What needs to be done
Restate, exactly and without pictures, the lines from the start of the listing below through the line holding "3.73e39, 3.08e39, 2.7e39];".
+--
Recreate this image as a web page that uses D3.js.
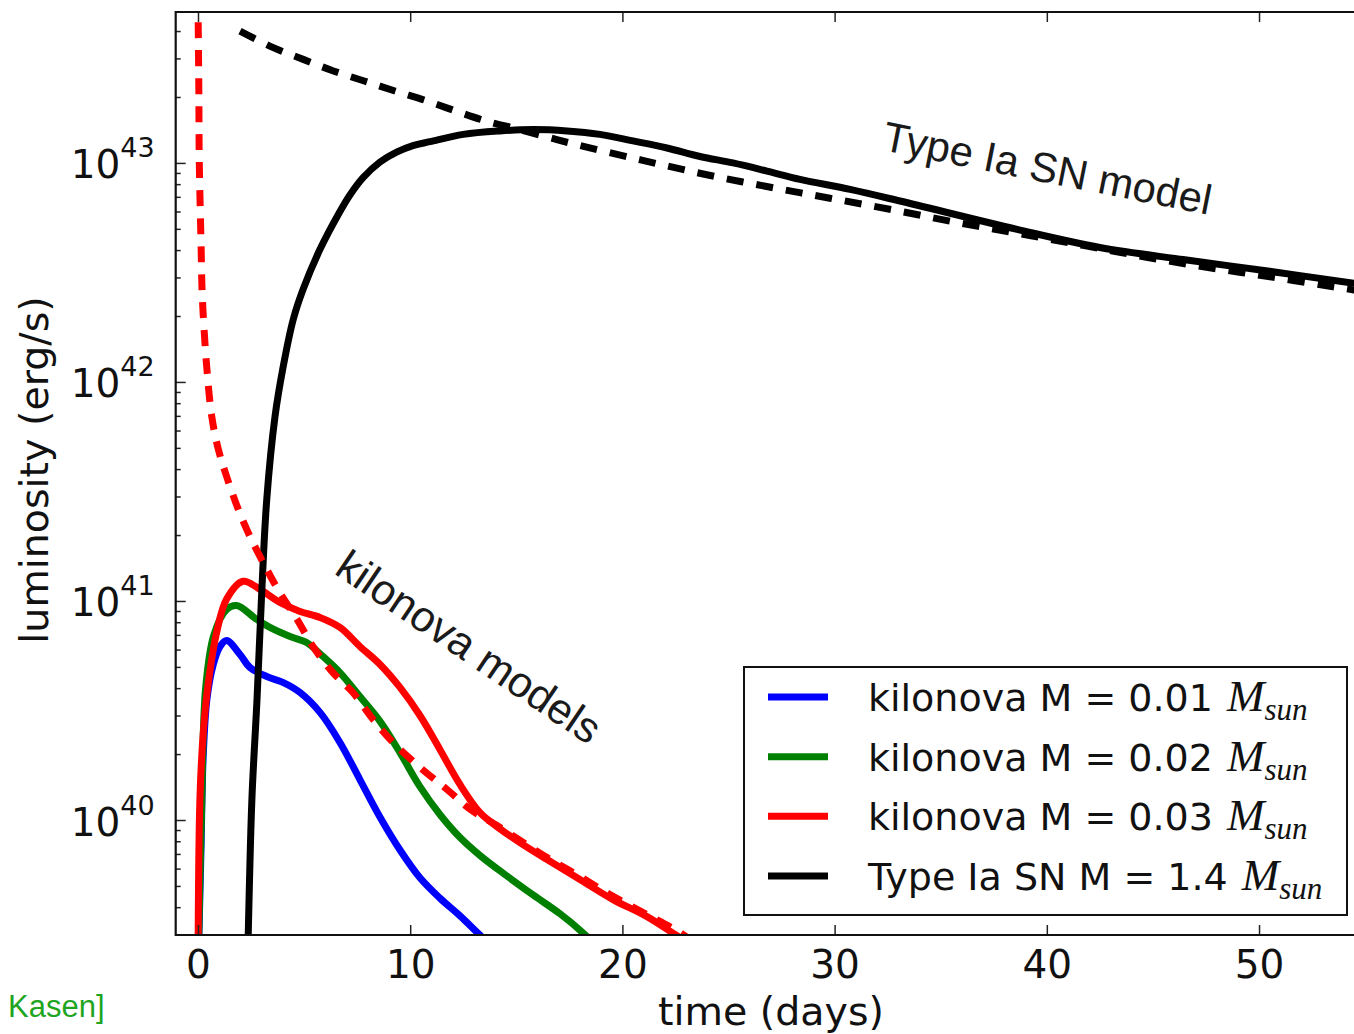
<!DOCTYPE html>
<html>
<head>
<meta charset="utf-8">
<script src="https://cdn.jsdelivr.net/npm/d3@7"></script>
<style>
  html, body { margin: 0; padding: 0; background: #fff; }
  svg { display: block; }
</style>
</head>
<body>
<svg id="chart" width="1354" height="1034"></svg>
<script>
// ---- light curves: time since merger / explosion (days) and luminosity (erg/s) ----
const kn001Time = [0, 0.14, 0.24, 0.42, 0.72, 1.04, 1.35, 1.98, 2.45, 3.24, 4.0, 4.81, 5.75, 6.69, 7.63, 8.58, 9.52, 10.46, 11.40, 12.35, 13.15, 13.76];
const kn001Lum  = [2.0e39, 7.2e39, 1.89e40, 3.55e40, 5.13e40, 6.2e40, 6.6e40, 5.7e40, 4.97e40, 4.52e40, 4.25e40, 3.82e40, 3.1e40, 2.26e40, 1.53e40, 1.03e40, 7.3e39, 5.45e39, 4.4e39, 3.65e39, 3.07e39, 2.7e39];

const kn002Time = [0, 0.17, 0.36, 0.75, 1.35, 1.82, 2.77, 3.39, 4.34, 5.12, 5.89, 6.69, 7.63, 8.58, 9.52, 10.46, 11.40, 12.35, 13.29, 14.56, 15.79, 17.06, 18.10, 18.7];
const kn002Lum  = [2.0e39, 1.1e40, 4.0e40, 7.0e40, 9.15e40, 9.53e40, 8.24e40, 7.57e40, 6.88e40, 6.46e40, 5.58e40, 4.71e40, 3.66e40, 2.82e40, 2.03e40, 1.42e40, 1.06e40, 8.32e39, 6.89e39, 5.55e39, 4.55e39, 3.73e39, 3.08e39, 2.7e39];

const kn003Time = [0, 0.09, 0.25, 0.49, 0.88, 1.35, 2.12, 2.92, 3.86, 4.81, 5.75, 6.69, 7.63, 8.58, 9.52, 10.46, 11.40, 12.35, 13.29, 14.09, 15.17, 16.45, 18.0, 19.56, 21.16, 22.48, 23.19];
const kn003Lum  = [2.0e39, 1.24e40, 2.51e40, 4.25e40, 7.18e40, 1.02e41, 1.23e41, 1.13e41, 9.85e40, 8.96e40, 8.41e40, 7.57e40, 6.2e40, 5.13e40, 4.03e40, 3.0e40, 2.1e40, 1.45e40, 1.08e40, 9.33e39, 7.89e39, 6.6e39, 5.35e39, 4.33e39, 3.62e39, 3.0e39, 2.7e39];

// radioactive heating rate for the 0.03 Msun kilonova (dashed)
const kn003HeatTime = [0.01, 0.04, 0.06, 0.15, 0.19, 0.25, 0.41, 0.65, 0.96, 1.35, 1.90, 2.45, 3.25, 3.86, 4.67, 5.42, 6.36, 7.30, 8.25, 9.19, 10.46, 11.73, 12.82, 14.09, 16.45, 18.0, 19.56, 21.16, 22.72, 23.5];
const kn003HeatLum  = [4.39e43, 2.17e43, 1.04e43, 4.03e42, 2.65e42, 2.0e42, 1.18e42, 6.95e41, 4.92e41, 3.70e41, 2.62e41, 1.97e41, 1.39e41, 1.09e41, 8.24e40, 6.2e40, 4.71e40, 3.82e40, 2.88e40, 2.26e40, 1.74e40, 1.38e40, 1.12e40, 9.44e39, 6.74e39, 5.52e39, 4.48e39, 3.7e39, 3.06e39, 2.7e39];

const snIaTime = [2.33, 2.37, 2.54, 2.78, 2.99, 3.24, 3.63, 4.02, 4.49, 4.95, 5.75, 6.69, 7.16, 7.79, 8.58, 9.36, 10.13, 10.93, 12.50, 14.23, 15.79, 17.39, 18.94, 20.5, 22.1, 23.66, 25.21, 26.81, 28.37, 30.73, 33.08, 38.6, 42.5, 46.42, 50.5, 54.48, 56];
const snIaLum  = [2.0e39, 3.06e39, 1.24e40, 3.53e40, 1.02e41, 2.9e41, 6.95e41, 1.18e42, 1.93e42, 2.64e42, 4.03e42, 6.0e42, 7.14e42, 8.59e42, 1.01e43, 1.12e43, 1.20e43, 1.25e43, 1.35e43, 1.40e43, 1.42e43, 1.40e43, 1.35e43, 1.26e43, 1.17e43, 1.07e43, 1.0e43, 9.18e42, 8.41e42, 7.57e42, 6.7e42, 4.97e42, 4.11e42, 3.62e42, 3.2e42, 2.82e42, 2.7e42];

// Ni56 -> Co56 -> Fe56 decay power (dashed)
const snIaHeatTime = [1.98, 3.55, 4.96, 6.38, 7.87, 9.28, 10.78, 12.19, 13.60, 15.02, 16.49, 18.0, 20.91, 23.81, 26.8, 29.78, 32.77, 35.75, 38.74, 41.71, 44.63, 47.6, 50.52, 53.49, 56];
const snIaHeatLum  = [4.0e43, 3.36e43, 2.97e43, 2.63e43, 2.36e43, 2.13e43, 1.92e43, 1.72e43, 1.55e43, 1.43e43, 1.31e43, 1.20e43, 1.03e43, 8.9e42, 7.8e42, 6.9e42, 6.1e42, 5.35e42, 4.75e42, 4.2e42, 3.72e42, 3.33e42, 3.02e42, 2.72e42, 2.5e42];

// ---- axes ----
const xTicks = [0, 10, 20, 30, 40, 50];
const yTickExponents = [40, 41, 42, 43];

// ---- legend ----
const legendLabels = ["kilonova M = 0.01", "kilonova M = 0.02", "kilonova M = 0.03", "Type Ia SN M = 1.4"];
const legendColors = ["#0000ff", "#008000", "#ff0000", "#000000"];

// ---- layout ----
const svg = d3.select("#chart");
const plotLeft = 175.7, plotTop = 12, plotBottom = 935;

const x = d3.scaleLinear().domain([-1.05, 56.2]).range([plotLeft, 1390.6]);
const y = d3.scaleLog().domain([Math.pow(10, 39.475), Math.pow(10, 43.689)]).range([plotBottom, plotTop]);

svg.append("defs").append("clipPath").attr("id", "plot-clip")
  .append("rect").attr("x", plotLeft).attr("y", plotTop)
  .attr("width", 1400 - plotLeft).attr("height", plotBottom - plotTop);

const line = d3.line()
  .x(d => x(d[0]))
  .y(d => y(d[1]))
  .curve(d3.curveCatmullRom.alpha(0.5));

const zip = (t, l) => t.map((v, i) => [v, l[i]]);

const curves = [
  { t: kn001Time, l: kn001Lum, color: "#0000ff", dash: null },
  { t: kn002Time, l: kn002Lum, color: "#008000", dash: null },
  { t: kn003Time, l: kn003Lum, color: "#ff0000", dash: null },
  { t: snIaTime, l: snIaLum, color: "#000000", dash: null },
  { t: snIaHeatTime, l: snIaHeatLum, color: "#000000", dash: "17,13" },
  { t: kn003HeatTime, l: kn003HeatLum, color: "#ff0000", dash: "16,12" }
];

const plot = svg.append("g").attr("clip-path", "url(#plot-clip)");
curves.forEach(c => {
  plot.append("path")
    .datum(zip(c.t, c.l))
    .attr("d", line)
    .attr("fill", "none")
    .attr("stroke", c.color)
    .attr("stroke-width", 7)
    .attr("stroke-linejoin", "round")
    .attr("stroke-linecap", "butt")
    .attr("stroke-dasharray", c.dash);
});

// ---- tick marks (pointing inward) ----
const tickStyle = g => {
  g.select(".domain").remove();
  g.selectAll(".tick line").attr("stroke", "#222").attr("stroke-width", 1.5);
};

const xBottom = svg.append("g").attr("transform", `translate(0,${plotBottom})`)
  .call(d3.axisBottom(x).tickValues(xTicks).tickSize(-10).tickFormat(d3.format("d")))
  .call(tickStyle);
xBottom.selectAll(".tick text")
  .attr("y", 43).attr("dy", null)
  .attr("fill", "#111")
  .style("font-family", "'DejaVu Sans', sans-serif")
  .style("font-size", "39px");

svg.append("g").attr("transform", `translate(0,${plotTop})`)
  .call(d3.axisTop(x).tickValues(xTicks).tickSize(-10).tickFormat(""))
  .call(tickStyle);

const majorY = yTickExponents.map(e => Math.pow(10, e));
const minorY = [];
for (let e = 39; e <= 43; e++) {
  for (let m = 2; m <= 9; m++) {
    const v = m * Math.pow(10, e);
    if (v > y.domain()[0] && v < y.domain()[1]) minorY.push(v);
  }
}

const yMajor = svg.append("g").attr("transform", `translate(${plotLeft},0)`)
  .call(d3.axisLeft(y).tickValues(majorY).tickSize(-10).tickFormat(""))
  .call(tickStyle);
svg.append("g").attr("transform", `translate(${plotLeft},0)`)
  .call(d3.axisLeft(y).tickValues(minorY).tickSize(-5).tickFormat(""))
  .call(tickStyle);

// 10^n labels with raised exponent
yMajor.selectAll(".tick").each(function (d) {
  const t = d3.select(this).append("text")
    .attr("x", -21).attr("y", 15)
    .attr("text-anchor", "end")
    .attr("fill", "#111")
    .style("font-family", "'DejaVu Sans', sans-serif")
    .style("font-size", "39px");
  t.append("tspan").text("10");
  t.append("tspan").attr("dy", -21).style("font-size", "27px")
    .text(Math.round(Math.log10(d)));
});

// ---- frame (right side runs off the canvas) ----
const frame = svg.append("g").attr("stroke", "#111").attr("stroke-width", 2.2).attr("fill", "none");
frame.append("line").attr("x1", plotLeft).attr("x2", plotLeft).attr("y1", plotTop - 1).attr("y2", plotBottom + 1);
frame.append("line").attr("x1", plotLeft).attr("x2", 1360).attr("y1", plotTop).attr("y2", plotTop);
frame.append("line").attr("x1", plotLeft).attr("x2", 1360).attr("y1", plotBottom).attr("y2", plotBottom);

// ---- axis titles ----
svg.append("text")
  .attr("x", 771).attr("y", 1025)
  .attr("text-anchor", "middle")
  .attr("fill", "#111")
  .style("font-family", "'DejaVu Sans', sans-serif")
  .style("font-size", "39.5px")
  .text("time (days)");

svg.append("text")
  .attr("transform", "translate(48,470) rotate(-90)")
  .attr("text-anchor", "middle")
  .attr("fill", "#111")
  .style("font-family", "'DejaVu Sans', sans-serif")
  .style("font-size", "39.5px")
  .text("luminosity (erg/s)");

// ---- curve annotations ----
svg.append("text")
  .attr("transform", "translate(881,150) rotate(11.2)")
  .attr("fill", "#1a1a1a")
  .style("font-family", "'Liberation Sans', Arial, sans-serif")
  .style("font-size", "42px")
  .text("Type Ia SN model");

svg.append("text")
  .attr("transform", "translate(333,573) rotate(34)")
  .attr("fill", "#1a1a1a")
  .style("font-family", "'Liberation Sans', Arial, sans-serif")
  .style("font-size", "43px")
  .text("kilonova models");

// ---- legend ----
const legend = svg.append("g");
legend.append("rect")
  .attr("x", 744).attr("y", 667).attr("width", 603).attr("height", 248)
  .attr("fill", "#fff").attr("stroke", "#111").attr("stroke-width", 2);

const rowY = d3.scaleLinear().domain([0, 3]).range([697, 876]);
legendLabels.forEach((lab, i) => {
  const cy = rowY(i);
  legend.append("line")
    .attr("x1", 768).attr("x2", 828).attr("y1", cy).attr("y2", cy)
    .attr("stroke", legendColors[i]).attr("stroke-width", 7);
  const t = legend.append("text")
    .attr("x", 868).attr("y", cy + 14)
    .attr("fill", "#111")
    .style("font-family", "'DejaVu Sans', sans-serif")
    .style("font-size", "38px");
  t.append("tspan").text(lab);
  t.append("tspan").attr("dx", 14)
    .style("font-family", "'Liberation Serif', 'DejaVu Serif', serif")
    .style("font-style", "italic")
    .style("font-size", "45px")
    .text("M");
  t.append("tspan").attr("dy", 9)
    .style("font-family", "'Liberation Serif', 'DejaVu Serif', serif")
    .style("font-style", "italic")
    .style("font-size", "31px")
    .text("sun");
});

// ---- source credit ----
svg.append("text")
  .attr("x", 8).attr("y", 1017)
  .attr("fill", "#1fa51f")
  .style("font-family", "'Liberation Sans', Arial, sans-serif")
  .style("font-size", "31px")
  .text("Kasen]");
</script>
</body>
</html>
+--
The completed task
Recreate this image as a web page that uses D3.js.
<!DOCTYPE html>
<html>
<head>
<meta charset="utf-8">
<script src="https://cdn.jsdelivr.net/npm/d3@7"></script>
<style>
  html, body { margin: 0; padding: 0; background: #fff; }
  svg { display: block; }
</style>
</head>
<body>
<svg id="chart" width="1354" height="1034"></svg>
<script>
// ---- light curves: time since merger / explosion (days) and luminosity (erg/s) ----
const kn001Time = [0, 0.14, 0.24, 0.42, 0.72, 1.04, 1.35, 1.98, 2.45, 3.24, 4.0, 4.81, 5.75, 6.69, 7.63, 8.58, 9.52, 10.46, 11.40, 12.35, 13.15, 13.76];
const kn001Lum  = [2.0e39, 7.2e39, 1.89e40, 3.55e40, 5.13e40, 6.2e40, 6.6e40, 5.7e40, 4.97e40, 4.52e40, 4.25e40, 3.82e40, 3.1e40, 2.26e40, 1.53e40, 1.03e40, 7.3e39, 5.45e39, 4.4e39, 3.65e39, 3.07e39, 2.7e39];

const kn002Time = [0, 0.17, 0.36, 0.75, 1.35, 1.82, 2.77, 3.39, 4.34, 5.12, 5.89, 6.69, 7.63, 8.58, 9.52, 10.46, 11.40, 12.35, 13.29, 14.56, 15.79, 17.06, 18.10, 18.7];
const kn002Lum  = [2.0e39, 1.1e40, 4.0e40, 7.0e40, 9.15e40, 9.53e40, 8.24e40, 7.57e40, 6.88e40, 6.46e40, 5.58e40, 4.71e40, 3.66e40, 2.82e40, 2.03e40, 1.42e40, 1.06e40, 8.32e39, 6.89e39, 5.55e39, 4.55e39, 3.73e39, 3.08e39, 2.7e39];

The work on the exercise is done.